Given data –
— begin —
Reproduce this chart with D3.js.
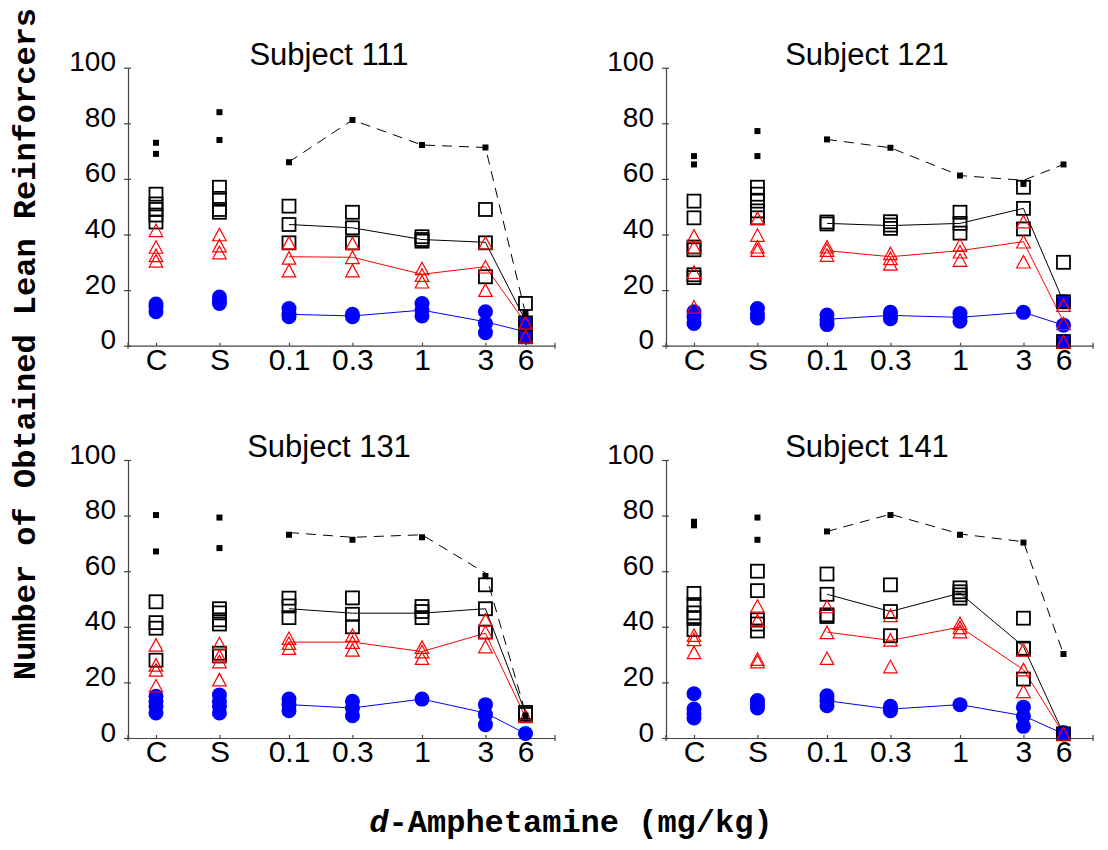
<!DOCTYPE html>
<html>
<head>
<meta charset="utf-8">
<script src="https://cdn.jsdelivr.net/npm/d3@7"></script>
<style>
  body { margin: 0; background: #fff; }
  svg { display: block; }
</style>
</head>
<body>
<svg id="chart" width="1108" height="850"></svg>
<script>
// x categories, drawn on a log dose axis (C and S sit at pseudo-doses)
const categories = ['C', 'S', '0.1', '0.3', '1', '3', '6'];
const dosePos = [0.01, 0.03, 0.1, 0.3, 1, 3, 6];
const lineIdx = [2, 3, 4, 5, 6];   // categories joined by the mean lines
const yTicks = [0, 20, 40, 60, 80, 100];
const subjects = ['Subject 111', 'Subject 121', 'Subject 131', 'Subject 141'];

// Subject 111
const s111Dots = [[73, 69], [84, 74], [66], [81.2], [72.2], [71.3], [11.6]];
const s111Dash = [66.1, 81.2, 72.2, 71.3, 11.6];
const s111Squares = [[54.5, 51, 49, 47, 44.5], [57, 53, 49, 48], [50.2, 43.6, 37], [48, 42.4, 37], [39.2, 38.2, 37.6], [49, 37, 24.8], [15.2, 8.2, 3.2]];
const s111SquareMean = [43.6, 42.4, 38.2, 37.2, 9];
const s111Triangles = [[41.5, 35.5, 32.5, 30.5], [40, 36, 33.5], [37, 31.6, 27], [36.8, 31.8, 27], [27.8, 25.4, 23], [37, 28.4, 20], [8.2, 3.2]];
const s111TriMean = [32, 31.8, 25.7, 28.4, 8.2];
const s111Circles = [[15, 14, 12.2], [17.5, 16, 15.2], [13.4, 11.5, 10.4], [11.3, 10.4], [15.2, 12.8, 10.7], [12.2, 8, 4.7], [8.2, 6, 3.2]];
const s111CircleMean = [11.3, 10.7, 12.8, 8.6, 5];

// Subject 121
const s121Dots = [[68.2, 65.2], [77.2, 68.2], [74.2], [71.2], [61.2], [58.2], [65.2]];
const s121Dash = [74.2, 71.2, 61.2, 59.5, 65.2];
const s121Squares = [[52, 46, 35.5, 34.5, 25.5, 24.5], [57, 54.5, 52, 48.5, 46], [44.5, 43.8], [44.6, 43.4, 42.2], [48, 44, 40.5], [57, 49.4, 42], [30, 15.8, 1.5]];
const s121SquareMean = [44, 43.2, 44, 49.4, 15.8];
const s121Triangles = [[39.5, 35.5, 26.5, 14], [45.8, 39.8, 35.6, 34.4], [35.6, 34.4, 32.6], [33.2, 31.4, 29.4], [36.2, 33.8, 30.8], [44.6, 37.4, 30.2], [14.6, 8, 1.4]];
const s121TriMean = [34.2, 32, 34.2, 37.4, 8.6];
const s121Circles = [[12.2, 10.4, 8], [13.4, 11.4, 10], [11, 9.2, 7.6], [12, 10.7, 9.7], [11.6, 10.2, 8.8], [12], [15.8, 7.4, 1.5]];
const s121CircleMean = [9.5, 10.9, 10.2, 12, 7.4];

// Subject 131
const s131Dots = [[80.2, 67.1], [79.3, 68.3], [73.1], [71.3], [72.2], [58.3], [8.1]];
const s131Dash = [73.9, 72.2, 73.1, 59.3, 9];
const s131Squares = [[49, 41.5, 39.5, 28], [46.5, 45, 42.5, 41, 30.5, 29.5], [50.3, 47.5, 43.3], [50.4, 44.5, 40], [47.3, 45.5, 43.3], [55.1, 46.5, 38.1], [9.2, 8.5]];
const s131SquareMean = [46.5, 44.9, 44.9, 46.5, 9];
const s131Triangles = [[33.5, 26.3, 24.5, 18.8], [34, 29.5, 27.5, 21], [35.9, 34.1, 32.3], [37, 34.5, 31.7], [32.7, 31.1, 28.7], [42.5, 38.1, 32.9], [7.8]];
const s131TriMean = [34.5, 34.5, 31.1, 37.7, 7.5];
const s131Circles = [[15, 13.2, 11.4, 9], [15.5, 13.2, 11.4, 9], [14, 12, 9.8], [13.2, 10.8, 8], [14], [12, 8.4, 4.8], [1.6]];
const s131CircleMean = [12, 10.8, 14, 9, 1.6];

// Subject 141
const s141Dots = [[77.8, 76.5], [79.3, 71.3], [74.3], [80.2], [73.1], [70.3], [30.2]];
const s141Dash = [74.3, 80.5, 73.4, 70.6, 30.2];
const s141Squares = [[52, 48, 45, 43, 39], [60, 53, 42.5, 41, 38.5], [59, 51.7, 44.3, 43.7], [55.1, 45.5, 36.8], [54, 52.6, 51.5, 50.3], [43.1, 32.3, 32, 21.2], [1.5]];
const s141SquareMean = [51.7, 45.5, 52.1, 32.9, 1.5];
const s141Triangles = [[37, 35.5, 30.8], [47.5, 42.2, 28.4, 27.5], [47.3, 38, 28.7], [44.1, 35.3, 25.7], [41.3, 39.8, 38.3], [31.7, 24.6, 16.8], [1.5]];
const s141TriMean = [38.1, 35.1, 39.9, 24.6, 1.5];
const s141Circles = [[15.9, 10.4, 8.7, 7.2], [13.5, 12, 10.8], [15.2, 13.5, 11.6], [11.4, 10.4, 9.8], [12], [11.1, 7.8, 4.2], [2, 1.5]];
const s141CircleMean = [13.4, 10.4, 12, 8, 1.5];

const panelData = [
    {title: subjects[0], dots: s111Dots, dash: s111Dash, squares: s111Squares, squareMean: s111SquareMean, tris: s111Triangles, triMean: s111TriMean, circles: s111Circles, circleMean: s111CircleMean},
    {title: subjects[1], dots: s121Dots, dash: s121Dash, squares: s121Squares, squareMean: s121SquareMean, tris: s121Triangles, triMean: s121TriMean, circles: s121Circles, circleMean: s121CircleMean},
    {title: subjects[2], dots: s131Dots, dash: s131Dash, squares: s131Squares, squareMean: s131SquareMean, tris: s131Triangles, triMean: s131TriMean, circles: s131Circles, circleMean: s131CircleMean},
    {title: subjects[3], dots: s141Dots, dash: s141Dash, squares: s141Squares, squareMean: s141SquareMean, tris: s141Triangles, triMean: s141TriMean, circles: s141Circles, circleMean: s141CircleMean}
];

// panel origins (top-left of plot area)
const origins = [[128, 67.7], [666, 67.7], [128, 460], [666, 460]];
const plotW = 427, plotH = 278;

const svg = d3.select('#chart');

const x = d3.scaleLog().domain([0.00616, 10]).range([0, plotW]);
const y = d3.scaleLinear().domain([0, 100]).range([plotH, 0]);

const AXIS_COLOR = '#444';
const SANS = 'Arial, "Liberation Sans", sans-serif';
const MONO = '"Courier New", "Liberation Mono", monospace';

// flatten category arrays into {pos, v} points
function flat(groups) {
    const out = [];
    groups.forEach((vals, i) => vals.forEach(v => out.push({pos: dosePos[i], v: v})));
    return out;
}

function linePts(vals) {
    return vals.map((v, j) => ({pos: dosePos[lineIdx[j]], v: v}));
}

const line = d3.line().x(d => x(d.pos)).y(d => y(d.v));

const triW = 13.5, triH = 12.5;
const triPath = `M0,${-triH / 2}L${triW / 2},${triH / 2}L${-triW / 2},${triH / 2}Z`;

panelData.forEach((p, k) => {
    const g = svg.append('g')
        .attr('transform', `translate(${origins[k][0]}, ${origins[k][1]})`);

    // title
    g.append('text')
        .attr('x', 201)
        .attr('y', -3)
        .attr('text-anchor', 'middle')
        .style('font-family', SANS)
        .style('font-size', '31px')
        .text(p.title);

    // y axis
    const yAxis = g.append('g')
        .call(d3.axisLeft(y).tickValues(yTicks).tickSizeInner(4).tickSizeOuter(0).tickPadding(8));
    yAxis.selectAll('.tick line').attr('x1', 3);
    yAxis.selectAll('text')
        .attr('dy', '0.11em')
        .style('font-family', SANS)
        .style('font-size', '28px')
        .attr('fill', '#000');

    // x axis
    const xAxis = g.append('g')
        .attr('transform', `translate(0, ${plotH})`)
        .call(d3.axisBottom(x).tickValues(dosePos).tickFormat((d, i) => categories[i])
            .tickSizeInner(-3).tickSizeOuter(0).tickPadding(3));
    xAxis.selectAll('text')
        .style('font-family', SANS)
        .style('font-size', '30px')
        .attr('fill', '#000');
    [0, plotW].forEach(px => {
        xAxis.append('line')
            .attr('x1', px).attr('x2', px)
            .attr('y1', -3).attr('y2', 3);
    });
    [yAxis, xAxis].forEach(a => {
        a.selectAll('path, line').attr('stroke', AXIS_COLOR).attr('stroke-width', 1.2);
    });

    // mean lines
    g.append('path')
        .datum(linePts(p.dash))
        .attr('d', line)
        .attr('fill', 'none')
        .attr('stroke', '#000')
        .attr('stroke-width', 1)
        .attr('stroke-dasharray', '10,7');
    [[p.squareMean, '#000'], [p.triMean, '#ff0000'], [p.circleMean, '#0000ff']].forEach(([vals, col]) => {
        g.append('path')
            .datum(linePts(vals))
            .attr('d', line)
            .attr('fill', 'none')
            .attr('stroke', col)
            .attr('stroke-width', 1);
    });

    // blue filled circles
    g.selectAll('circle.pt')
        .data(flat(p.circles))
        .enter()
        .append('circle')
        .attr('class', 'pt')
        .attr('cx', d => x(d.pos))
        .attr('cy', d => y(d.v))
        .attr('r', 7.5)
        .attr('fill', '#0000ff');

    // open squares
    g.selectAll('rect.sq')
        .data(flat(p.squares))
        .enter()
        .append('rect')
        .attr('class', 'sq')
        .attr('x', d => x(d.pos) - 6.5)
        .attr('y', d => y(d.v) - 6.5)
        .attr('width', 13)
        .attr('height', 13)
        .attr('fill', 'none')
        .attr('stroke', '#000')
        .attr('stroke-width', 1.8);

    // open red triangles
    g.selectAll('path.tri')
        .data(flat(p.tris))
        .enter()
        .append('path')
        .attr('class', 'tri')
        .attr('transform', d => `translate(${x(d.pos)}, ${y(d.v)})`)
        .attr('d', triPath)
        .attr('fill', 'none')
        .attr('stroke', '#ff0000')
        .attr('stroke-width', 1.2);

    // small filled black squares
    g.selectAll('rect.dot')
        .data(flat(p.dots))
        .enter()
        .append('rect')
        .attr('class', 'dot')
        .attr('x', d => x(d.pos) - 3)
        .attr('y', d => y(d.v) - 3)
        .attr('width', 6)
        .attr('height', 6)
        .attr('fill', '#000');
});

// shared axis titles
svg.append('text')
    .attr('transform', 'translate(35, 344) rotate(-90)')
    .attr('text-anchor', 'middle')
    .style('font-family', MONO)
    .style('font-weight', 'bold')
    .style('font-size', '32px')
    .text('Number of Obtained Lean Reinforcers');

const xt = svg.append('text')
    .attr('x', 571)
    .attr('y', 832)
    .attr('text-anchor', 'middle')
    .style('font-family', MONO)
    .style('font-weight', 'bold')
    .style('font-size', '32px');
xt.append('tspan').style('font-style', 'italic').text('d');
xt.append('tspan').text('-Amphetamine (mg/kg)');
</script>
</body>
</html>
— end —
Objective – Restate the data word for word from its first line through the line with "const s111CircleMean = [11.3, 10.7, 12.8, 8.6, 5];", leaving out any picture along the way.

Result of this task –
Reproduce this chart with D3.js.
<!DOCTYPE html>
<html>
<head>
<meta charset="utf-8">
<script src="https://cdn.jsdelivr.net/npm/d3@7"></script>
<style>
  body { margin: 0; background: #fff; }
  svg { display: block; }
</style>
</head>
<body>
<svg id="chart" width="1108" height="850"></svg>
<script>
// x categories, drawn on a log dose axis (C and S sit at pseudo-doses)
const categories = ['C', 'S', '0.1', '0.3', '1', '3', '6'];
const dosePos = [0.01, 0.03, 0.1, 0.3, 1, 3, 6];
const lineIdx = [2, 3, 4, 5, 6];   // categories joined by the mean lines
const yTicks = [0, 20, 40, 60, 80, 100];
const subjects = ['Subject 111', 'Subject 121', 'Subject 131', 'Subject 141'];

// Subject 111
const s111Dots = [[73, 69], [84, 74], [66], [81.2], [72.2], [71.3], [11.6]];
const s111Dash = [66.1, 81.2, 72.2, 71.3, 11.6];
const s111Squares = [[54.5, 51, 49, 47, 44.5], [57, 53, 49, 48], [50.2, 43.6, 37], [48, 42.4, 37], [39.2, 38.2, 37.6], [49, 37, 24.8], [15.2, 8.2, 3.2]];
const s111SquareMean = [43.6, 42.4, 38.2, 37.2, 9];
const s111Triangles = [[41.5, 35.5, 32.5, 30.5], [40, 36, 33.5], [37, 31.6, 27], [36.8, 31.8, 27], [27.8, 25.4, 23], [37, 28.4, 20], [8.2, 3.2]];
const s111TriMean = [32, 31.8, 25.7, 28.4, 8.2];
const s111Circles = [[15, 14, 12.2], [17.5, 16, 15.2], [13.4, 11.5, 10.4], [11.3, 10.4], [15.2, 12.8, 10.7], [12.2, 8, 4.7], [8.2, 6, 3.2]];
const s111CircleMean = [11.3, 10.7, 12.8, 8.6, 5];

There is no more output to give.